My hope is that the information in this book can serve to either rekindle or at the very least reinforce pride in our exceptional country as well as our historically resolute desire to do better in the future.
THE BEGINNING
My Early Years
I WAS BORN IN Jersey City, New Jersey, in 1947 as the third of four children. When I was three years old, we moved to a town near Paducah, Kentucky, where my father was asked to work as a union pipe fitter on a nuclear reactor project. After three years in Kentucky and a year in Oil City, Pennsylvania, we moved to Paulsboro, New Jersey, where we lived from the time I was in second grade until the end of my freshman year of college.
Paulsboro, New Jersey, is a small town in the southwestern part of New Jersey located along the Delaware River across from Philadelphia, Pennsylvania. At the time we moved there, the population was about 7,500 and racially mixed, approximately 35 percent African American, with the remainder primarily Caucasian. The residents were almost all lower-middle working class, with the vast majority employed by the local energy producers and refineries and smaller businesses supporting those companies.

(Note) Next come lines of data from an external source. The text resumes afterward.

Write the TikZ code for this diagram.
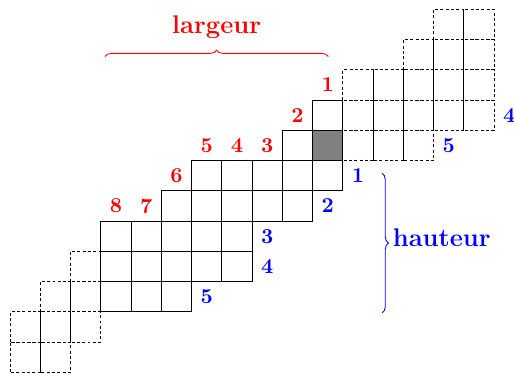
\documentclass[tikz,border=0pt]{standalone}
\usetikzlibrary{decorations.pathreplacing}
\begin{document}
\begin{tikzpicture}[x=0.5cm,y=0.5cm,
  cell/.style={draw=black},
  dcell/.style={draw=black,dash pattern=on 1.4pt off 1.1pt},
  lnum/.style={text=red,font=\bfseries},
  hnum/.style={text=blue,font=\bfseries},
  accolade/.style={decorate,decoration={brace,amplitude=3pt}}]
\useasboundingbox (-0.33,-0.023) rectangle (16.66,12.31);
\foreach \y/\a/\b in {0/0/1, 1/0/2, 2/1/2, 3/2/2, 7/11/13, 8/11/15, 9/11/15, 10/13/15, 11/14/15} {
  \foreach \x in {\a,...,\b} {
    \draw[dcell] (\x,\y) rectangle ++(1,1);
  }
}
\foreach \y/\a/\b in {2/3/5, 3/3/7, 4/3/7, 5/5/9, 6/6/10, 7/9/9, 8/10/10} {
  \foreach \x in {\a,...,\b} {
    \draw[cell] (\x,\y) rectangle ++(1,1);
  }
}
\filldraw[cell,fill=gray] (10,7) rectangle ++(1,1);
\foreach \x/\y/\lab in {10/9/1, 9/8/2, 8/7/3, 7/7/4, 6/7/5, 5/6/6, 4/5/7, 3/5/8} {
  \node[lnum] (l\lab) at (\x+0.5,\y+0.5) {\lab};
}
\foreach \x/\y/\lab in {11/6/1, 10/5/2, 8/4/3, 8/3/4, 6/2/5} {
  \node[hnum] (h\lab) at (\x+0.5,\y+0.5) {\lab};
}
\node[hnum] (hu4) at (16.5,8.5) {4};
\node[hnum] (hu5) at (14.5,7.5) {5};
\coordinate (la) at (3.14,10.44);
\coordinate (lb) at (10.52,10.44);
\draw[red,accolade] (la) -- (lb) node[midway,above=5.1pt,font=\large\bfseries] (largeur) {largeur};
\coordinate (ha) at (12.3,6.58);
\coordinate (hb) at (12.3,1.97);
\draw[blue,accolade] (ha) -- (hb) node[midway,right=1.5pt,yshift=2.4pt,font=\large\bfseries] (hauteur) {hauteur};
\end{tikzpicture}
\end{document}
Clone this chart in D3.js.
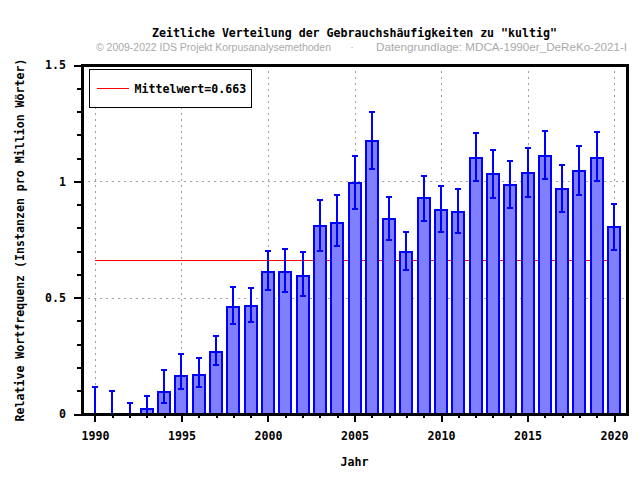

The section of town I lived in was the most modest and, racially, about equal between Caucasian and African American. Almost all the businesses in the entire town, including stores, restaurants, and bars, were local except for the supermarket (A&P). All the restaurants were moderately priced family eateries. There was a bowling alley, a movie theater, a library, Little League baseball, and a number of places to play outdoor sports. There were churches of all the main Christian denominations, including the Roman Catholic church I attended with my family. Both my older brother and older sister were married in that church, and I received my first Communion and confirmation there, as did my younger brother.